Do this.
Reproduce the listing below in full and without alteration, apart from its pictures.

Data block.
^^^^^^^^^^^^^^^^

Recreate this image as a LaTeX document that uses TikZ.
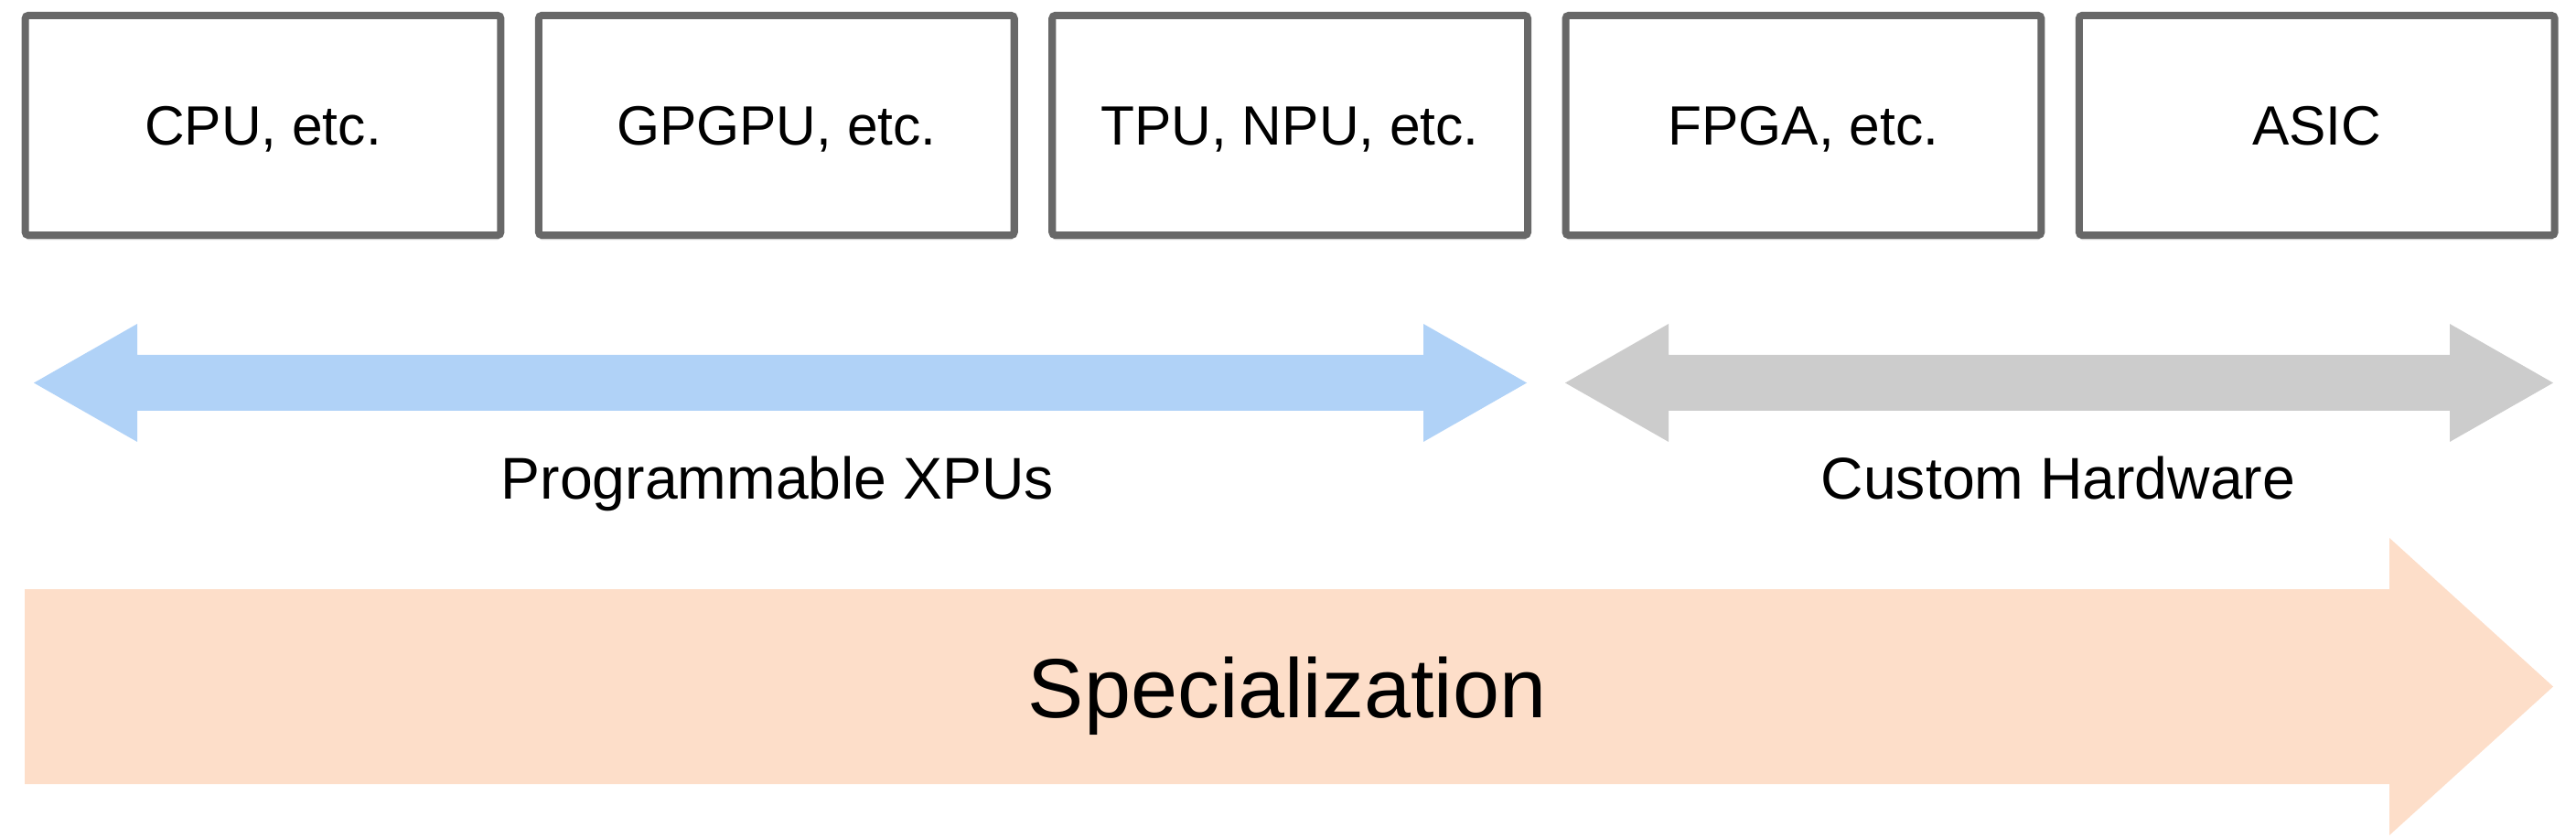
\documentclass[tikz,border=0pt]{standalone}
\usepackage{fontspec}
\setmainfont{Liberation Sans}
\usepackage{xcolor}
\usetikzlibrary{positioning,shadows}

\definecolor{chipedge}{HTML}{686868}
\definecolor{xpublue}{HTML}{B0D2F7}
\definecolor{hwgray}{HTML}{CCCCCC}
\definecolor{specpeach}{HTML}{FDDEC9}

\begin{document}
\begin{tikzpicture}[
    x=0.01cm, y=-0.01cm,
    node distance=0.334cm,
    chip/.style={rectangle, draw=chipedge, fill=white, line width=2.3pt, rounded corners=1pt,
        minimum width=5.195cm, minimum height=2.4cm, inner sep=0pt,
        text height=12.3pt, text depth=0pt,
        drop shadow={shadow xshift=0pt, shadow yshift=-1.5pt, opacity=0.12, fill=black},
        font=\fontsize{17.2}{21}\selectfont},
    rangelabel/.style={anchor=base, inner sep=0pt, font=\fontsize{18.3}{22}\selectfont},
    bigtext/.style={anchor=base, inner sep=0pt, font=\fontsize{26.1}{32}\selectfont}
]
    \useasboundingbox (0,0) rectangle (2816,916);

    % hardware boxes
    \node [chip] (cpu) at (287.5,137) {CPU, etc.};
    \node [chip, right=of cpu] (gpgpu) {GPGPU, etc.};
    \node [chip, right=of gpgpu] (tpu) {TPU, NPU, etc.};
    \node [chip, right=of tpu] (fpga) {FPGA, etc.};
    \node [chip, right=of fpga] (asic) {ASIC};

    % two-headed range arrows
    \fill [xpublue] (37,418.5) -- (150,354) -- (150,388) -- (1556,388) -- (1556,354) -- (1669,418.5)
        -- (1556,483) -- (1556,449) -- (150,449) -- (150,483) -- cycle;
    \fill [hwgray] (1711,418.5) -- (1824,354) -- (1824,388) -- (2678,388) -- (2678,354) -- (2791,418.5)
        -- (2678,483) -- (2678,449) -- (1824,449) -- (1824,483) -- cycle;

    \node [rangelabel] (xpu) at (850,545.7) {Programmable XPUs};
    \node [rangelabel] (hw) at (2250,545.7) {Custom Hardware};

    % specialization arrow
    \fill [specpeach] (27,644) -- (2612,644) -- (2612,588) -- (2791,750.5) -- (2612,913)
        -- (2612,857) -- (27,857) -- cycle;
    \node [bigtext] (spec) at (1407,784) {Specialization};
\end{tikzpicture}
\end{document}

^^^^^^^^^^^^^^^^

Exercise answer.
Recreate this image as a LaTeX document that uses TikZ.
\documentclass[tikz,border=0pt]{standalone}
\usepackage{fontspec}
\setmainfont{Liberation Sans}
\usepackage{xcolor}
\usetikzlibrary{positioning,shadows}

\definecolor{chipedge}{HTML}{686868}
\definecolor{xpublue}{HTML}{B0D2F7}
\definecolor{hwgray}{HTML}{CCCCCC}
\definecolor{specpeach}{HTML}{FDDEC9}

\begin{document}
\begin{tikzpicture}[
    x=0.01cm, y=-0.01cm,
    node distance=0.334cm,
    chip/.style={rectangle, draw=chipedge, fill=white, line width=2.3pt, rounded corners=1pt,
        minimum width=5.195cm, minimum height=2.4cm, inner sep=0pt,
        text height=12.3pt, text depth=0pt,
        drop shadow={shadow xshift=0pt, shadow yshift=-1.5pt, opacity=0.12, fill=black},
        font=\fontsize{17.2}{21}\selectfont},
    rangelabel/.style={anchor=base, inner sep=0pt, font=\fontsize{18.3}{22}\selectfont},
    bigtext/.style={anchor=base, inner sep=0pt, font=\fontsize{26.1}{32}\selectfont}
]
    \useasboundingbox (0,0) rectangle (2816,916);

    % hardware boxes
    \node [chip] (cpu) at (287.5,137) {CPU, etc.};
    \node [chip, right=of cpu] (gpgpu) {GPGPU, etc.};
    \node [chip, right=of gpgpu] (tpu) {TPU, NPU, etc.};
    \node [chip, right=of tpu] (fpga) {FPGA, etc.};
    \node [chip, right=of fpga] (asic) {ASIC};

    % two-headed range arrows
    \fill [xpublue] (37,418.5) -- (150,354) -- (150,388) -- (1556,388) -- (1556,354) -- (1669,418.5)
        -- (1556,483) -- (1556,449) -- (150,449) -- (150,483) -- cycle;
    \fill [hwgray] (1711,418.5) -- (1824,354) -- (1824,388) -- (2678,388) -- (2678,354) -- (2791,418.5)
        -- (2678,483) -- (2678,449) -- (1824,449) -- (1824,483) -- cycle;

    \node [rangelabel] (xpu) at (850,545.7) {Programmable XPUs};
    \node [rangelabel] (hw) at (2250,545.7) {Custom Hardware};

    % specialization arrow
    \fill [specpeach] (27,644) -- (2612,644) -- (2612,588) -- (2791,750.5) -- (2612,913)
        -- (2612,857) -- (27,857) -- cycle;
    \node [bigtext] (spec) at (1407,784) {Specialization};
\end{tikzpicture}
\end{document}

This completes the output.